**Entries with chart source code:**
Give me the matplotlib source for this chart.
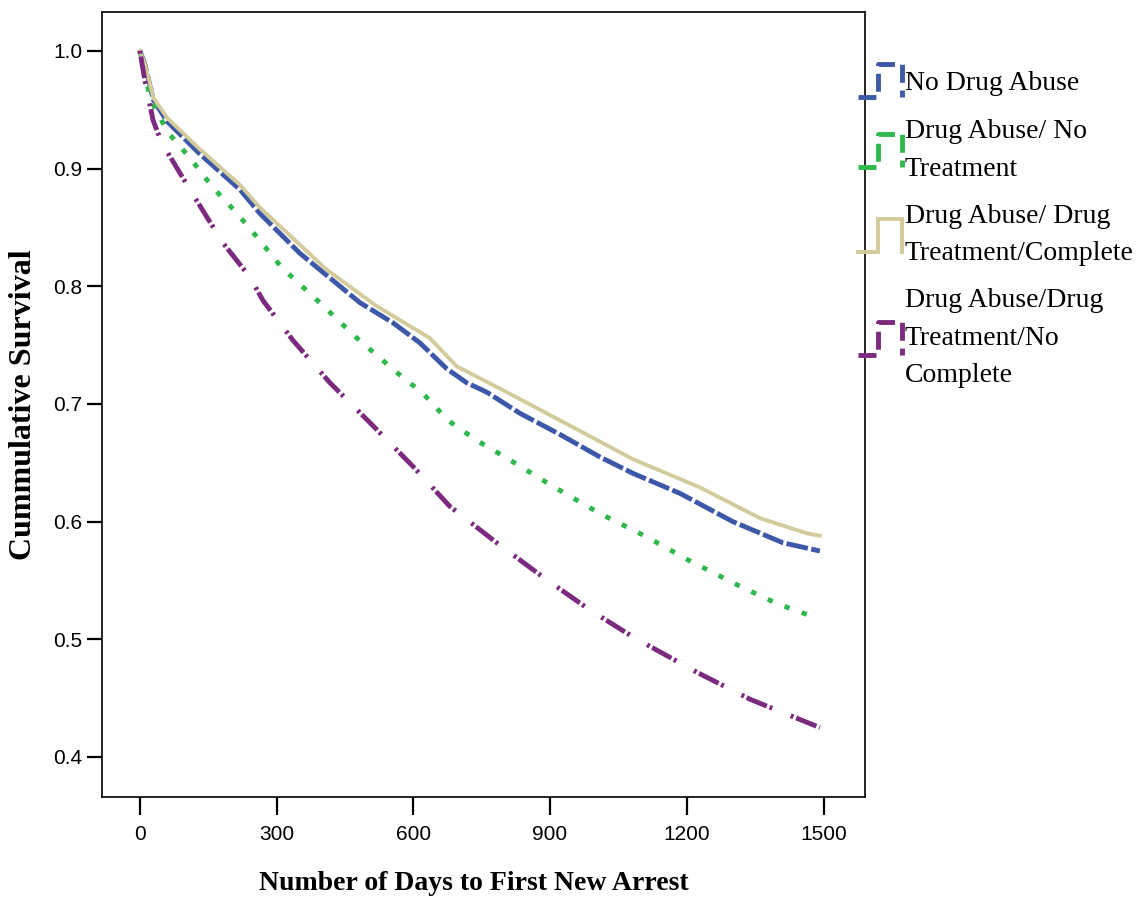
import matplotlib
matplotlib.use("Agg")
import matplotlib.pyplot as plt
from matplotlib.lines import Line2D
from matplotlib.legend_handler import HandlerBase

# Kaplan-Meier style curves
days_none = [0, 10, 30, 60, 130, 220, 263, 351, 417, 483, 555, 614, 673, 717, 761, 834, 922, 1009, 1082, 1185, 1301, 1411, 1492]
surv_none = [1.0, 0.99, 0.958, 0.94, 0.913, 0.882, 0.862, 0.828, 0.807, 0.786, 0.769, 0.752, 0.730, 0.718, 0.710, 0.692, 0.674, 0.655, 0.641, 0.624, 0.600, 0.582, 0.575]

days_notx = [0, 10, 22, 61, 110, 160, 213, 263, 311, 395, 476, 563, 621, 676, 739, 805, 906, 1009, 1112, 1200, 1317, 1400, 1464]
surv_notx = [1.0, 0.985, 0.960, 0.931, 0.909, 0.884, 0.862, 0.839, 0.816, 0.786, 0.756, 0.727, 0.709, 0.686, 0.669, 0.654, 0.630, 0.607, 0.587, 0.568, 0.545, 0.530, 0.521]

days_comp = [0, 10, 30, 60, 130, 220, 263, 410, 520, 636, 695, 800, 922, 1082, 1229, 1360, 1464, 1492]
surv_comp = [1.0, 0.99, 0.96, 0.943, 0.917, 0.886, 0.867, 0.814, 0.783, 0.756, 0.732, 0.711, 0.686, 0.653, 0.629, 0.603, 0.590, 0.588]

days_nocomp = [0, 11, 29, 48, 110, 182, 241, 270, 336, 417, 505, 599, 680, 783, 884, 987, 1082, 1222, 1339, 1492]
surv_nocomp = [1.0, 0.975, 0.941, 0.922, 0.882, 0.837, 0.808, 0.788, 0.754, 0.718, 0.684, 0.647, 0.613, 0.582, 0.553, 0.525, 0.502, 0.472, 0.449, 0.425]

labels = ["No Drug Abuse", "Drug Abuse/ No\nTreatment",
          "Drug Abuse/ Drug\nTreatment/Complete",
          "Drug Abuse/Drug\nTreatment/No\nComplete"]
xticks = [0, 300, 600, 900, 1200, 1500]
yticks = [0.4, 0.5, 0.6, 0.7, 0.8, 0.9, 1.0]


class StepHandler(HandlerBase):
    # little step shape like the SPSS legend
    def create_artists(self, legend, orig, xd, yd, width, height, fontsize, trans):
        xs = [-xd, -xd + 0.45 * width, -xd + 0.45 * width, -xd + width, -xd + width]
        ys = [-yd, -yd, -yd + height, -yd + height, -yd]
        ln = Line2D(xs, ys, color=orig.get_color(), lw=orig.get_linewidth(),
                    linestyle=orig.get_linestyle(), solid_joinstyle="miter")
        ln.set_transform(trans)
        return [ln]


fig = plt.figure(figsize=(11.4, 9.01), dpi=100)
ax = fig.add_axes([102 / 1140, 1 - 797 / 901, 763 / 1140, 785 / 901])

l1, = ax.plot(days_none, surv_none, color="#3d58a8", lw=3.5, linestyle=(0, (4.5, 0.7)))
l2, = ax.plot(days_notx, surv_notx, color="#2fb84c", lw=3.5, linestyle=(0, (1.1, 2.65)))
l3, = ax.plot(days_comp, surv_comp, color="#d3cb9b", lw=2.8, linestyle="-")
l4, = ax.plot(days_nocomp, surv_nocomp, color="#7c2a7f", lw=3.5,
              linestyle=(0, (0.6, 0.6, 4.5, 0.6, 0.6, 4.1)))

ax.set_xlim(-83, 1591)
ax.set_ylim(0.366, 1.033)
ax.set_xticks(xticks)
ax.set_yticks(yticks)
ax.set_xticklabels([str(t) for t in xticks])
ax.set_yticklabels(["%.1f" % t for t in yticks])
ax.tick_params(direction="out", width=1.6, labelsize=15)
ax.tick_params(axis="x", length=13, pad=7)
ax.tick_params(axis="y", length=11, pad=3)
for lab in ax.get_xticklabels() + ax.get_yticklabels():
    lab.set_family("Liberation Sans")
for sp in ax.spines.values():
    sp.set_linewidth(1.2)

ax.set_xlabel("Number of Days to First New Arrest", family="Liberation Serif",
              fontweight="bold", fontsize=20)
ax.set_ylabel("Cummulative Survival", family="Liberation Serif",
              fontweight="bold", fontsize=23)
ax.xaxis.set_label_coords(0.4875, -0.094)
ax.yaxis.set_label_coords(-0.084, 0.5)

leg = fig.legend([l1, l2, l3, l4], labels, loc="upper left",
                 bbox_to_anchor=(858 / 1140, 1 - 64 / 901), bbox_transform=fig.transFigure,
                 frameon=False, borderpad=0, borderaxespad=0,
                 prop={"family": "Liberation Serif", "size": 20},
                 handlelength=1.6, handleheight=1.45, handletextpad=0.08, labelspacing=0.8,
                 handler_map={Line2D: StepHandler()})
for t in leg.get_texts():
    t.set_linespacing(1.65)

fig.savefig("out.png", dpi=100)
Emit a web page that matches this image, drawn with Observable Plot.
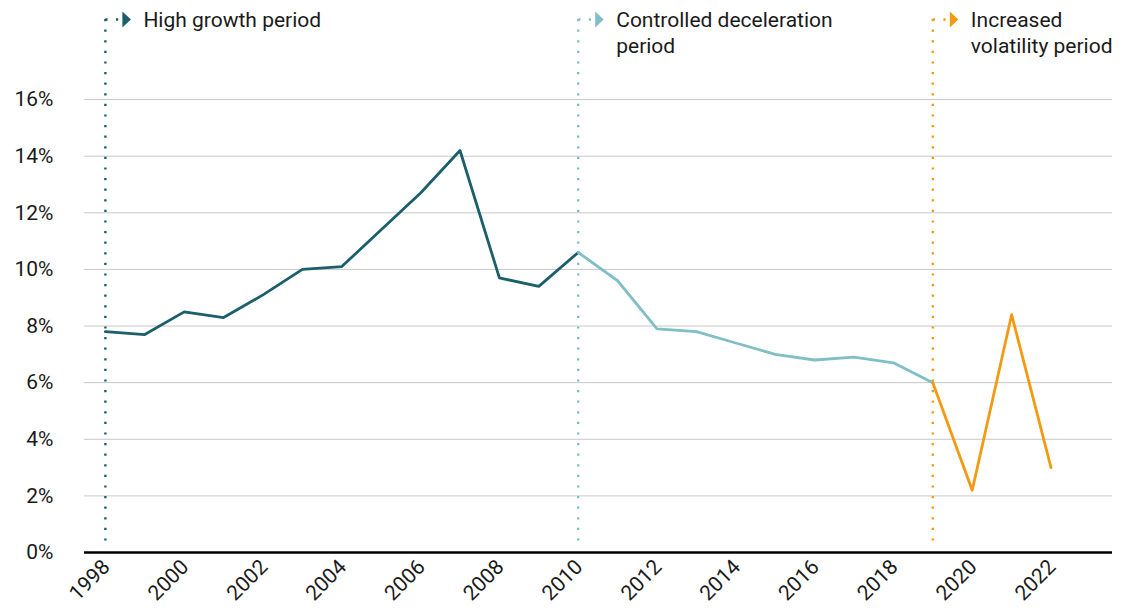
<!DOCTYPE html>
<html><head><meta charset="utf-8">
<script src="https://cdn.jsdelivr.net/npm/d3@7"></script>
<script src="https://cdn.jsdelivr.net/npm/@observablehq/plot@0.6"></script>
<style>html,body{margin:0;padding:0;background:#fff}</style>
</head><body><div id="chart"></div>
<script>
const years = [1998,1999,2000,2001,2002,2003,2004,2005,2006,2007,2008,2009,2010,2011,2012,2013,2014,2015,2016,2017,2018,2019,2020,2021,2022];
const growth = [7.8,7.7,8.5,8.3,9.1,10.0,10.1,11.4,12.7,14.2,9.7,9.4,10.6,9.6,7.9,7.8,7.4,7.0,6.8,6.9,6.7,6.0,2.2,8.4,3.0];
const periodNames = ["High growth period", "Controlled deceleration\nperiod", "Increased\nvolatility period"];
const periodStarts = [1998, 2010, 2019];
const periodEnds = [2010, 2019, 2022];
const periodColors = ["#1b5f6b", "#80bfc6", "#f39a12"];
const xTicks = [1998,2000,2002,2004,2006,2008,2010,2012,2014,2016,2018,2020,2022];
const yTicks = [0,2,4,6,8,10,12,14,16];

const periods = periodNames.map((name, i) => ({name, start: periodStarts[i], end: periodEnds[i], color: periodColors[i]}));
const rows = periods.flatMap(p => years.map((year, i) => ({year, value: growth[i], period: p.name, color: p.color}))
  .filter(d => d.year >= p.start && d.year <= p.end));

const hline = {draw(ctx) { ctx.moveTo(0, 0); ctx.lineTo(14, 0); }};
const tri = {draw(ctx) { ctx.moveTo(-4, -8); ctx.lineTo(4.5, 0); ctx.lineTo(-4, 8); ctx.closePath(); }};
const font = "Roboto, 'Noto Sans', sans-serif";
const ink = "#1a1a1a";

const chart = Plot.plot({
  width: 1124,
  height: 612,
  marginLeft: 84,
  marginRight: 12,
  marginTop: 0,
  marginBottom: 60,
  style: {fontFamily: font, fontSize: "21px", color: ink, background: "#fff", overflow: "visible"},
  x: {domain: [1997.47, 2023.56], label: null},
  y: {domain: [0, 19.5], label: null},
  color: {type: "identity"},
  marks: [
    Plot.ruleY(yTicks.filter(d => d > 0), {stroke: "#c8c8c8", strokeWidth: 1}),
    Plot.ruleX(periods, {x: "start", stroke: "color", strokeWidth: 2.4, strokeDasharray: "2.2,8.4", insetTop: 19, insetBottom: 7}),
    Plot.dot(periods, {x: "start", frameAnchor: "top", dy: 19, symbol: hline, stroke: "color", fill: "none", strokeWidth: 2.4, strokeDasharray: "2.2,8.4"}),
    Plot.dot(periods, {x: "start", frameAnchor: "top", dy: 19, dx: 21, symbol: tri, fill: "color", stroke: "none"}),
    Plot.text(periods, {x: "start", frameAnchor: "top", dy: 8, dx: 38, text: "name", textAnchor: "start", lineAnchor: "top", lineHeight: 1.24, fill: ink, fontSize: 21}),
    Plot.line(rows, {x: "year", y: "value", z: "period", stroke: "color", strokeWidth: 2.8}),
    Plot.ruleY([0], {stroke: "#000", strokeWidth: 2.6}),
    Plot.axisY({ticks: yTicks, tickSize: 0, tickPadding: 31, tickFormat: d => d + "%", fontSize: 21, fill: ink, label: null}),
    Plot.axisX({ticks: xTicks, tickFormat: d => String(d), tickRotate: -45, tickSize: 0, tickPadding: 10, dx: 1, dy: 1, fontSize: 21, fill: ink, label: null})
  ]
});
document.getElementById("chart").appendChild(chart);
</script>
</body></html>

**TASK DETAILS:** Reproduce each line of the material containing the word "this".

**SOLVED PROBLEM:**
Give me the matplotlib source for this chart.
Emit a web page that matches this image, drawn with Observable Plot.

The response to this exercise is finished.